Records from a collection

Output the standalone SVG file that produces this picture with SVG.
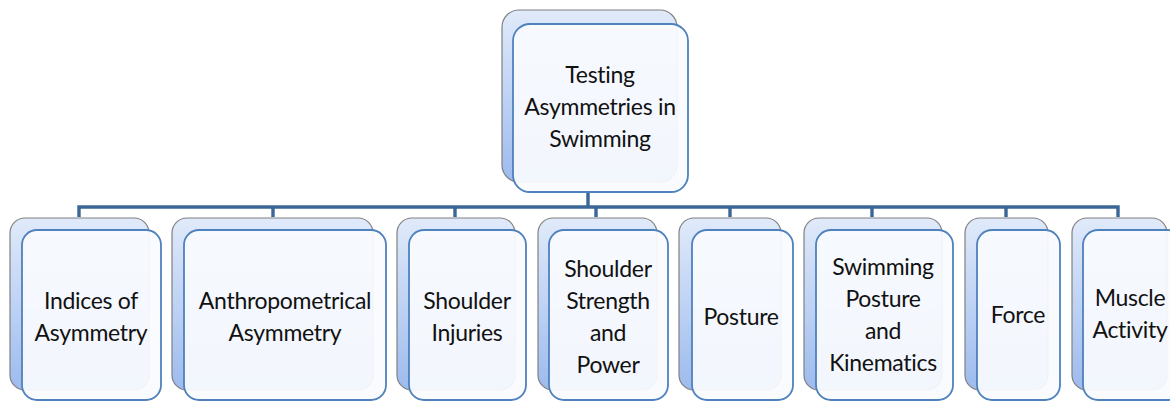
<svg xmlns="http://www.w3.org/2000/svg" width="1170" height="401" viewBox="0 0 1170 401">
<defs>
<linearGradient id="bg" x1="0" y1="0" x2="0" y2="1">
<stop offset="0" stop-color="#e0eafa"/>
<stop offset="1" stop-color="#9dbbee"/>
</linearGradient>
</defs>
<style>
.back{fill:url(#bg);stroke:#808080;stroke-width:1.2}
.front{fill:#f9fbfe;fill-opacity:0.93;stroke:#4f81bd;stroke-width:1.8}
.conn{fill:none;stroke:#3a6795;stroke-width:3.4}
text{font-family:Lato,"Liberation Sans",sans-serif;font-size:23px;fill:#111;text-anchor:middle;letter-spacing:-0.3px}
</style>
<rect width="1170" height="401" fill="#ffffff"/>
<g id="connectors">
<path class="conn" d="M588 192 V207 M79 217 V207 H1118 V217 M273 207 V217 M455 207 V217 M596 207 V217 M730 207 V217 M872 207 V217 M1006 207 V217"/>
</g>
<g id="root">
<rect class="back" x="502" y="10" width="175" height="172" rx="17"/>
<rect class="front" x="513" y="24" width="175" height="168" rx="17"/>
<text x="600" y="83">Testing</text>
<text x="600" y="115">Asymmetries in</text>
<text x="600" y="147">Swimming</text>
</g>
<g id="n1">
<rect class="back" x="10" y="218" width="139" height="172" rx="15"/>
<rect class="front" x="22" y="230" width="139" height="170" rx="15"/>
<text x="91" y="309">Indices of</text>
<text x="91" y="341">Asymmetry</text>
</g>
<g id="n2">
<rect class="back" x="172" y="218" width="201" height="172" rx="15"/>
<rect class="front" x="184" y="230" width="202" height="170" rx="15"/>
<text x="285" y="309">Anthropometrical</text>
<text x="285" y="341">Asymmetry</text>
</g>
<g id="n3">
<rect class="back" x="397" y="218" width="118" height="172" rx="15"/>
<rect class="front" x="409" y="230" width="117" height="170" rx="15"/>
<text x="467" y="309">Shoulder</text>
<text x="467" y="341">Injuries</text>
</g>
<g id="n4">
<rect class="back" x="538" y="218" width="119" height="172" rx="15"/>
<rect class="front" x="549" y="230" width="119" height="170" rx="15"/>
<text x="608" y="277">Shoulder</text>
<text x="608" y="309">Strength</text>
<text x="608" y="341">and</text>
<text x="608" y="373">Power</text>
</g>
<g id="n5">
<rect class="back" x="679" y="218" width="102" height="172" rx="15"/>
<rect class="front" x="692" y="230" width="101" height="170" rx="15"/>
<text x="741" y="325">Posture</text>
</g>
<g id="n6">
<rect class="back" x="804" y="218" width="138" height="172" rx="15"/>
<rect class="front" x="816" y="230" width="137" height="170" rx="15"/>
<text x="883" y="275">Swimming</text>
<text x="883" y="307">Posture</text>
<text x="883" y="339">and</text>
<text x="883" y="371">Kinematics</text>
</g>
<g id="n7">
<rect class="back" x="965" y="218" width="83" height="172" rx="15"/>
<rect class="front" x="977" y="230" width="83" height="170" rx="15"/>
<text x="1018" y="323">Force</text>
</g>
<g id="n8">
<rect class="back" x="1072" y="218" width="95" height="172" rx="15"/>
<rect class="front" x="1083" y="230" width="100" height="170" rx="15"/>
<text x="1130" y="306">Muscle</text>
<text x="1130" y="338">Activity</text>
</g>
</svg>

...

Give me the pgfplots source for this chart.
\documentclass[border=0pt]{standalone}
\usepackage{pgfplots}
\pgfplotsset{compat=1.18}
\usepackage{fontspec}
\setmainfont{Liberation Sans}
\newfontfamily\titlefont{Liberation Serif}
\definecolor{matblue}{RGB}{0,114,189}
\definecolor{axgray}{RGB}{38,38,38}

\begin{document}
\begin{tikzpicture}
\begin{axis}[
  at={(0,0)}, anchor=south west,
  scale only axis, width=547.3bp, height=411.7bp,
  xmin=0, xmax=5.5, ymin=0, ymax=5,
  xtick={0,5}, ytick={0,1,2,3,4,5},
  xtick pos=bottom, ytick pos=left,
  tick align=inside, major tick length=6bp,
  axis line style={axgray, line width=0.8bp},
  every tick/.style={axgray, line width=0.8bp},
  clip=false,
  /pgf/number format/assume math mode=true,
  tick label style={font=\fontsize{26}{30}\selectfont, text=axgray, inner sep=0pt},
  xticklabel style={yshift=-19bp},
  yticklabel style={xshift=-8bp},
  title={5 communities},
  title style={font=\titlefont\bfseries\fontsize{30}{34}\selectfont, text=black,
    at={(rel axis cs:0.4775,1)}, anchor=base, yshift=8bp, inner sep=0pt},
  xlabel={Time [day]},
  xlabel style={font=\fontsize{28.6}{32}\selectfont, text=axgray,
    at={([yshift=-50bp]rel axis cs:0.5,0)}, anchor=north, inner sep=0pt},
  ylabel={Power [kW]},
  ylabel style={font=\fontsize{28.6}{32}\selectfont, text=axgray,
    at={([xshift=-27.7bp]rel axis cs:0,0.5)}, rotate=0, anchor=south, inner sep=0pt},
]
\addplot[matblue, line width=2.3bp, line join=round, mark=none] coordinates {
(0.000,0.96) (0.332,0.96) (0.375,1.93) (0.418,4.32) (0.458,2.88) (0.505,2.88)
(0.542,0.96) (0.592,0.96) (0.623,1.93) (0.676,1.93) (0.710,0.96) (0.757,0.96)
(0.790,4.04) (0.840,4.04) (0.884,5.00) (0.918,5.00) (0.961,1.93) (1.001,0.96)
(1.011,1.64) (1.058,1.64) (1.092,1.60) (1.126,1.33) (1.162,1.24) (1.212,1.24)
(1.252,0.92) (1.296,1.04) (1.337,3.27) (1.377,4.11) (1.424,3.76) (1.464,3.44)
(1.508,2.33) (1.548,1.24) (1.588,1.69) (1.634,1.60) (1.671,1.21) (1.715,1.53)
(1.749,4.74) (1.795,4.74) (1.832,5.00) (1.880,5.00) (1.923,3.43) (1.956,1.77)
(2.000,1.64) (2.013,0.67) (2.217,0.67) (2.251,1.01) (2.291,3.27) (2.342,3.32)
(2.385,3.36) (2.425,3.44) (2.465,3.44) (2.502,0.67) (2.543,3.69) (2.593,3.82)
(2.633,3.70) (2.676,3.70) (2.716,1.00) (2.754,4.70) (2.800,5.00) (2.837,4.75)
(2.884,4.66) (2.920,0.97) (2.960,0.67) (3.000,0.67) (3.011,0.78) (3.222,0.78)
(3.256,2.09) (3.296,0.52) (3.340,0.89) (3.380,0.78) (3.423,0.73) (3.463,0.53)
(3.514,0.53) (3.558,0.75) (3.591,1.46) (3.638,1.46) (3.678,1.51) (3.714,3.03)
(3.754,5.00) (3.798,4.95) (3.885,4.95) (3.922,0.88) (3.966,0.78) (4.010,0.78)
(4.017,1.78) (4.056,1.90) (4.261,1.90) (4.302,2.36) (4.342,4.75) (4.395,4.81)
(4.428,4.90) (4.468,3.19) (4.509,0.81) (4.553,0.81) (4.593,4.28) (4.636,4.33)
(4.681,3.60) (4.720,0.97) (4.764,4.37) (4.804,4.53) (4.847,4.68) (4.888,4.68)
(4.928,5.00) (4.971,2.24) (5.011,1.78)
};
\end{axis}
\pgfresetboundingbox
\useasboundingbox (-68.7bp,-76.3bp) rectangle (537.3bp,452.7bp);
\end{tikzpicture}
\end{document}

---

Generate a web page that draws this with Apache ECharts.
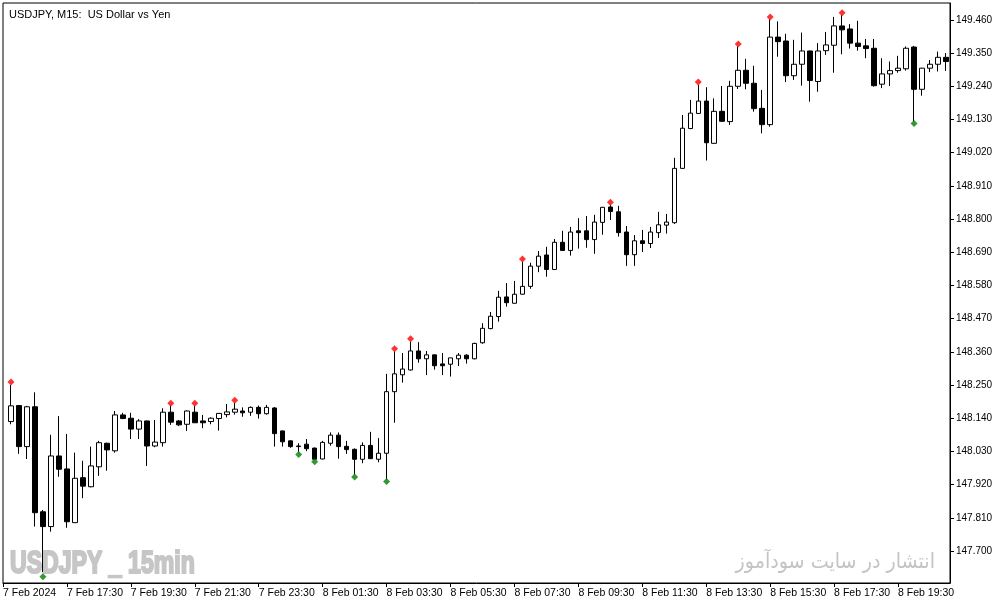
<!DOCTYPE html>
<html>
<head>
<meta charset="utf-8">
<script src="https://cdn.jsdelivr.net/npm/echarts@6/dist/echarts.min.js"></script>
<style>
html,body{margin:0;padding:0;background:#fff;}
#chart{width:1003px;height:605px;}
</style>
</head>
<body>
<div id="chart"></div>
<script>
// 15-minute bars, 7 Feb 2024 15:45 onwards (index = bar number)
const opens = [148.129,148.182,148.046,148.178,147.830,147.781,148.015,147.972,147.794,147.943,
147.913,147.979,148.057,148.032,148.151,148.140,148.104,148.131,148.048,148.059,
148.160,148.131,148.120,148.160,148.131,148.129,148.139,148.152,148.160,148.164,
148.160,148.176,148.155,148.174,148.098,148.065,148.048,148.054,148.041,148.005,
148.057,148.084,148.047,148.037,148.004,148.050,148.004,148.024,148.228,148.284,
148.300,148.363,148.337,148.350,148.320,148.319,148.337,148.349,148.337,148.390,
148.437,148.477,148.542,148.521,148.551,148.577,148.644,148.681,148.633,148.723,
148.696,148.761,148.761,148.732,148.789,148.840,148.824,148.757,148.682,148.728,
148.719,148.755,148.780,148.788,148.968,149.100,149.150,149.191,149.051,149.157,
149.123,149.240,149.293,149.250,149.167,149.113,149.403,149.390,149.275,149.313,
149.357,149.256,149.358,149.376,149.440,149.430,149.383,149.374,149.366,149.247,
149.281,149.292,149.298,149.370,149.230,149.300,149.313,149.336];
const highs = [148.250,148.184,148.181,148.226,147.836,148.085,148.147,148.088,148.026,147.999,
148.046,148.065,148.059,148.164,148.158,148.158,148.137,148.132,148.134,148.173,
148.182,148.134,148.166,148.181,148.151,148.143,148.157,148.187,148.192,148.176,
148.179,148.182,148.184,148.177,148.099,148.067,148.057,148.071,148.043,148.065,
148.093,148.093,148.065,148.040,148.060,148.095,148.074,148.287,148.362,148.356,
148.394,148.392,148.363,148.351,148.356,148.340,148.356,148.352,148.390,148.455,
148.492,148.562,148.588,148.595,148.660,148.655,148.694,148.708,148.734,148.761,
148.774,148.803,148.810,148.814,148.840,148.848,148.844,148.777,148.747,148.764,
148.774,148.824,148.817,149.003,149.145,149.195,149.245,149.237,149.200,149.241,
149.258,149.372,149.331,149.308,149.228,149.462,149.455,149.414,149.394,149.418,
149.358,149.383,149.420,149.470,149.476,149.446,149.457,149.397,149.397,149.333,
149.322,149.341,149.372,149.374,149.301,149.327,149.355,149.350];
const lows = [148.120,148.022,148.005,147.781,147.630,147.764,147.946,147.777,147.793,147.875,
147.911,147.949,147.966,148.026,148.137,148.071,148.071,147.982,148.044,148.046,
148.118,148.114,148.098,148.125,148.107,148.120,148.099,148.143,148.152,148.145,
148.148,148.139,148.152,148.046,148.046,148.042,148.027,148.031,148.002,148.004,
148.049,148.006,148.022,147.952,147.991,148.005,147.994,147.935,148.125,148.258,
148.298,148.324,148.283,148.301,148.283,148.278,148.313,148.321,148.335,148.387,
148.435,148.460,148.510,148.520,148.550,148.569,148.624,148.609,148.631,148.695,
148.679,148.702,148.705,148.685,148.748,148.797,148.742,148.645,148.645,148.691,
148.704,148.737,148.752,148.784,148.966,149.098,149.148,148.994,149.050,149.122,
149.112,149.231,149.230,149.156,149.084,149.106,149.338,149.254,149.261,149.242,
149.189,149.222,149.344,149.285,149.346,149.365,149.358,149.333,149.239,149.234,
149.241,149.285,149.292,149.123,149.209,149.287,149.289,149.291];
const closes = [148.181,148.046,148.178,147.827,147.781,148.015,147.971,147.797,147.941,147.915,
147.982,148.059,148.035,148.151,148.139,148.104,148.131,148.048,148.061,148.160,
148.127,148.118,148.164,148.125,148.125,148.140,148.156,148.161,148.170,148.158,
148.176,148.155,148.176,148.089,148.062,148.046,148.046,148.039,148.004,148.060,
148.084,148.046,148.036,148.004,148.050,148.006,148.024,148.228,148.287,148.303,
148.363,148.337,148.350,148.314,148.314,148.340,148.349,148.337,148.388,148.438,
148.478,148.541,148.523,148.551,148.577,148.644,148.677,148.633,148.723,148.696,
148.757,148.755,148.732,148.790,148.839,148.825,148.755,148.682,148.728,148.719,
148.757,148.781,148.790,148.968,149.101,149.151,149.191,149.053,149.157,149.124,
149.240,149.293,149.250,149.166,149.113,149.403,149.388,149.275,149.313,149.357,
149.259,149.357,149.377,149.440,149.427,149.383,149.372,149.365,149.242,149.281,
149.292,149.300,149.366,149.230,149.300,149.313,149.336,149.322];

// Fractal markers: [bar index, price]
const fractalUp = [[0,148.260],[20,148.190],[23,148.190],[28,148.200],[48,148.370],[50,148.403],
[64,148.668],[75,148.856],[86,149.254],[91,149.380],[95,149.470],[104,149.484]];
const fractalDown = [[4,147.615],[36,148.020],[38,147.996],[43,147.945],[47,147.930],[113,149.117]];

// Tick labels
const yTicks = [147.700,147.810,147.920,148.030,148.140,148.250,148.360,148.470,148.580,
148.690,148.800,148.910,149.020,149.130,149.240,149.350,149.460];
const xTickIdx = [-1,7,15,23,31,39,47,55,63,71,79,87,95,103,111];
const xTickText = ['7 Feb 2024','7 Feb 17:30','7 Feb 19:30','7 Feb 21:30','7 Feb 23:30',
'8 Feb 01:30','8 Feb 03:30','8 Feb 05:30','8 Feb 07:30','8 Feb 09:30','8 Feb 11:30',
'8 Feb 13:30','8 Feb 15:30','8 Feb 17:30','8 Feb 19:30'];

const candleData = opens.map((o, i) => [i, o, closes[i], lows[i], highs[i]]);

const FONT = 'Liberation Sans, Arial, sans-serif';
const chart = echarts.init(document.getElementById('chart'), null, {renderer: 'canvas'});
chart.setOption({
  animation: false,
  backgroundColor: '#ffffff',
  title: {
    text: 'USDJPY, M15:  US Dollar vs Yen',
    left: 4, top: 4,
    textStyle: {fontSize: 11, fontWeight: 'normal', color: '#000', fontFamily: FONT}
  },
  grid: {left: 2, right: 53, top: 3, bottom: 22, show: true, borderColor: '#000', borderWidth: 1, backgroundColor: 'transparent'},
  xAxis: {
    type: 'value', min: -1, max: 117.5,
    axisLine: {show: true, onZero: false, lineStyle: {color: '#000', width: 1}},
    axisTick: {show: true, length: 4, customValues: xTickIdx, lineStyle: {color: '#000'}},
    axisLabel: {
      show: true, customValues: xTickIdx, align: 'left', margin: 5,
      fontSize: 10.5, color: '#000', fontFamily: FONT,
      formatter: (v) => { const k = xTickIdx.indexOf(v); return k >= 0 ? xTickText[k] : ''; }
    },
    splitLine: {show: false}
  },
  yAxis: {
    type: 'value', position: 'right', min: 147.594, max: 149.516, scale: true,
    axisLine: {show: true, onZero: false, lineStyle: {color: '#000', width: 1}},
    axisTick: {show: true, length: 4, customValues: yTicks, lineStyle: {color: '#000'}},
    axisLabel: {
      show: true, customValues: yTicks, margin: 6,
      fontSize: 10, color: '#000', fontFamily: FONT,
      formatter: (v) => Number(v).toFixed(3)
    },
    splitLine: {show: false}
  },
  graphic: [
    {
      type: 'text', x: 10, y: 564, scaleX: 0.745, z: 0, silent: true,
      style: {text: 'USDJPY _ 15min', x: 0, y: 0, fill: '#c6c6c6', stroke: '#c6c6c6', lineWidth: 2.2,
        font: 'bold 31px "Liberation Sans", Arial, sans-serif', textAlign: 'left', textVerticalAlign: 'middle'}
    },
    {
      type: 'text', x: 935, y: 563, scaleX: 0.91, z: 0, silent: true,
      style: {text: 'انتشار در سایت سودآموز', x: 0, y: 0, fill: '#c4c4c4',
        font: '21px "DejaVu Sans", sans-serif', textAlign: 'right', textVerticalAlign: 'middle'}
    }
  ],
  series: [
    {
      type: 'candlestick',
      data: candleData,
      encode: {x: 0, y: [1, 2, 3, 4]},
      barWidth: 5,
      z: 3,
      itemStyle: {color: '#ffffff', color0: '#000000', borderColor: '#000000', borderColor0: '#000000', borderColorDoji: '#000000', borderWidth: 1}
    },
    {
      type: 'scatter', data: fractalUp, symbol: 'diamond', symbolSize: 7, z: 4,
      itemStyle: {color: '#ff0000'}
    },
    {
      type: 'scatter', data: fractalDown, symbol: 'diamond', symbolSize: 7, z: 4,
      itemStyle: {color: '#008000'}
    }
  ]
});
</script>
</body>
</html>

> **Stated exercise**: Identify each line of the material where the word "standalone" shows up, and copy it.

> **Written answer**:
Output the standalone SVG file that produces this picture with SVG.
\documentclass[border=0pt]{standalone}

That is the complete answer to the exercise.